Selasa, 01 Februari 2011

Sekejapku bersama Izrail (Kisah Nyata Ikhwah)

Diposkan oleh admin di 09.00



Reporter: Dhanie Asy-Syakib
Tarbiyah Tsaqofiyah yang menjadi program unggulan Bidang Kaderisasi DPC PKS Piyungan tahun ini, terus hadir dengan menyajikan tema-tema menarik untuk dikaji dan digali, tentu dengan menghadirkan para pemateri (baca: Ustadz) yang kafa’ah di bidangnya.
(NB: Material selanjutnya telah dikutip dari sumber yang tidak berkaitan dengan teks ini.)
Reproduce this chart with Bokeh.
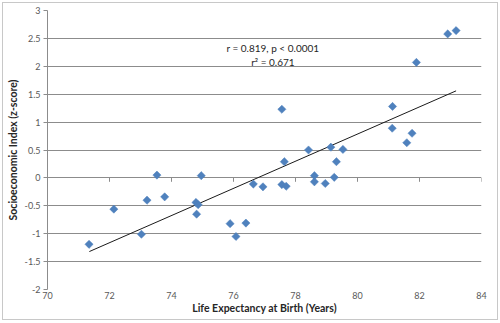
import numpy as np
from bokeh.plotting import figure
from bokeh.models import FixedTicker, CustomJSTickFormatter, Label, ColumnDataSource
from bokeh.embed import file_html
from bokeh.resources import INLINE

# Data
life_expectancy = [71.34, 72.14, 73.03, 73.21, 73.53, 73.78, 74.79, 74.86, 74.81, 74.96,
                   75.89, 76.08, 76.40, 76.64, 76.95, 77.56, 77.56, 77.70, 77.64, 78.42,
                   78.61, 78.61, 78.96, 79.14, 79.25, 79.32, 79.53, 81.13, 81.12, 81.59,
                   81.76, 81.90, 82.91, 83.18]
socio_index = [-1.19, -0.56, -1.01, -0.40, 0.05, -0.34, -0.44, -0.48, -0.65, 0.04,
               -0.82, -1.05, -0.81, -0.11, -0.16, 1.23, -0.12, -0.15, 0.29, 0.50,
               0.04, -0.07, -0.10, 0.55, 0.01, 0.29, 0.51, 1.28, 0.89, 0.63,
               0.80, 2.07, 2.58, 2.64]
trend_x = [71.35, 83.18]
trend_y = [-1.32, 1.56]
x_ticks = [70, 72, 74, 76, 78, 80, 82, 84]
y_ticks = [-2, -1.5, -1, -0.5, 0, 0.5, 1, 1.5, 2, 2.5, 3]
stat_line1 = "r = 0.819, p < 0.0001"
stat_line2 = "r\u00b2 = 0.671"
x_title = "Life Expectancy at Birth (Years)"
y_title = "Socioeconomic Index (z-score)"

FONT = "Lato"
GRID = "#8c8c8c"
TXT = "#595959"

p = figure(width=496, height=318, x_range=(70, 84), y_range=(-2, 3),
           output_backend="svg", toolbar_location=None,
           min_border_left=39, min_border_right=18, min_border_top=7, min_border_bottom=32,
           styles={"margin-left": "2px", "margin-top": "2px", "border": "1px solid #c8c8c8"})
p.outline_line_color = None
p.background_fill_color = "white"
p.border_fill_color = "white"

fmt = CustomJSTickFormatter(code="return tick.toString();")

# x axis: labels only at bottom
p.xaxis.ticker = FixedTicker(ticks=x_ticks)
p.xaxis.formatter = fmt
p.xaxis.axis_line_color = None
p.xaxis.major_tick_line_color = None
p.xaxis.major_tick_out = 0
p.xaxis.major_tick_in = 0
p.xaxis.minor_tick_line_color = None
p.xaxis.minor_tick_out = 0
p.xaxis.major_label_standoff = 2
p.xaxis.major_label_text_font = FONT
p.xaxis.major_label_text_font_size = "9px"
p.xaxis.major_label_text_color = TXT
p.xaxis.axis_label = x_title
p.xaxis.axis_label_text_font = FONT
p.xaxis.axis_label_text_font_size = "10.5px"
p.xaxis.axis_label_text_font_style = "bold"
p.xaxis.axis_label_text_color = "#262626"
p.xaxis.axis_label_standoff = 0

p.yaxis.ticker = FixedTicker(ticks=y_ticks)
p.yaxis.formatter = fmt
p.yaxis.axis_line_color = GRID
p.yaxis.major_tick_line_color = GRID
p.yaxis.major_tick_out = 4
p.yaxis.major_tick_in = 0
p.yaxis.minor_tick_line_color = None
p.yaxis.major_label_standoff = 3
p.yaxis.major_label_text_font = FONT
p.yaxis.major_label_text_font_size = "9px"
p.yaxis.major_label_text_color = TXT
p.yaxis.axis_label = y_title
p.yaxis.axis_label_text_font = FONT
p.yaxis.axis_label_text_font_size = "10.5px"
p.yaxis.axis_label_text_font_style = "bold"
p.yaxis.axis_label_text_color = "#262626"
p.yaxis.axis_label_standoff = 3

p.xgrid.grid_line_color = None
p.ygrid.ticker = FixedTicker(ticks=y_ticks)
p.ygrid.grid_line_color = GRID
p.ygrid.grid_line_width = 1

# tick marks on the horizontal axis crossing at y = 0
tick_x = x_ticks[1:]
p.segment(x0=tick_x, y0=[0] * len(tick_x), x1=tick_x, y1=[-0.07] * len(tick_x),
          line_color=GRID, line_width=1)

# trend line
p.line(trend_x, trend_y, line_color="#1a1a1a", line_width=1)

# points
src = ColumnDataSource(dict(x=life_expectancy, y=socio_index))
p.scatter("x", "y", source=src, marker="square", angle=np.pi / 4, size=5.8,
          fill_color="#4F81BD", line_color="#4F81BD", line_width=0.5)

p.add_layout(Label(x=77.27, y=2.32, text=stat_line1, text_align="center", text_baseline="middle",
                   text_font=FONT, text_font_size="10px", text_color="#262626"))
p.add_layout(Label(x=77.27, y=2.08, text=stat_line2, text_align="center", text_baseline="middle",
                   text_font=FONT, text_font_size="10px", text_color="#262626"))

open("out.html", "w").write(file_html(p, INLINE))
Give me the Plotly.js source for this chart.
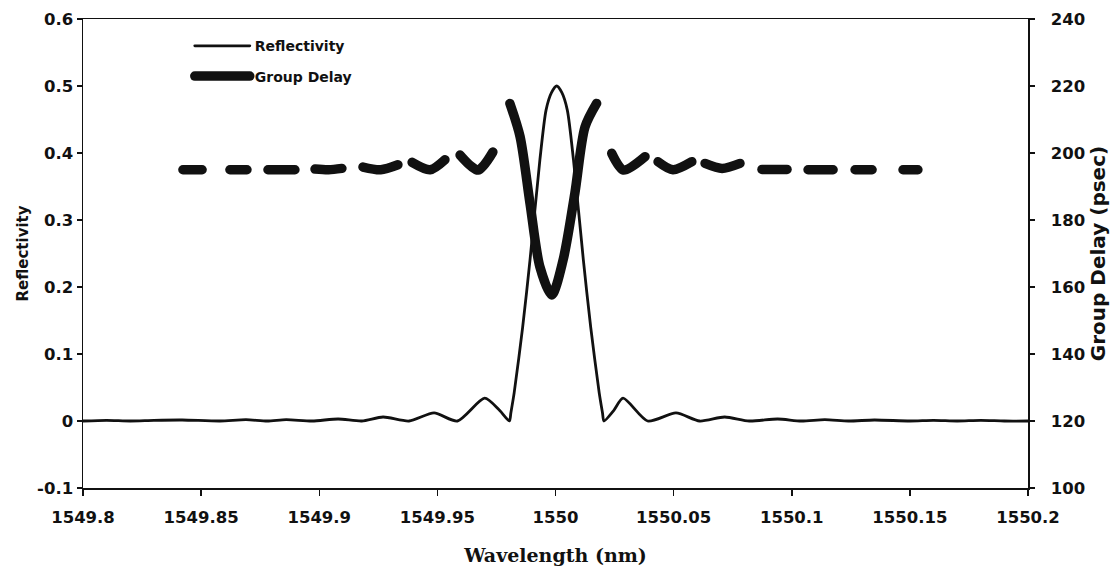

Begitupun pada hari, Ahad, 23 Januari 2011, bertepatan dengan Ahad Legi (nama “pasaran” orang Jawa digunakan untuk memudahkan para peserta Tatsqif, yang mayoritas memang berada di masyarakat pedesaan). Tatsqif di pagi hari itupun kembali hadir menyapa para perindu syurga dengan tema besar “Pengalaman Mati Suri”.

Tema yang sekilas “menakutkan”, namun ternyata penting bagi para kader dan simpatisan PKS Piyungan, terlebih mereka yang memang ber-azzam hidupnya berujung dengan husnul khotimah kelak, dengan bekal amal sholeh yang banyak dan berkwalitas. Subhanalloh, terbukti peserta yang hadir di kajian pagi itu cukup banyak, seluruh ruangan di Masjid Al-Ikhlas Sampakan, penuh terisi para pencari ilmu.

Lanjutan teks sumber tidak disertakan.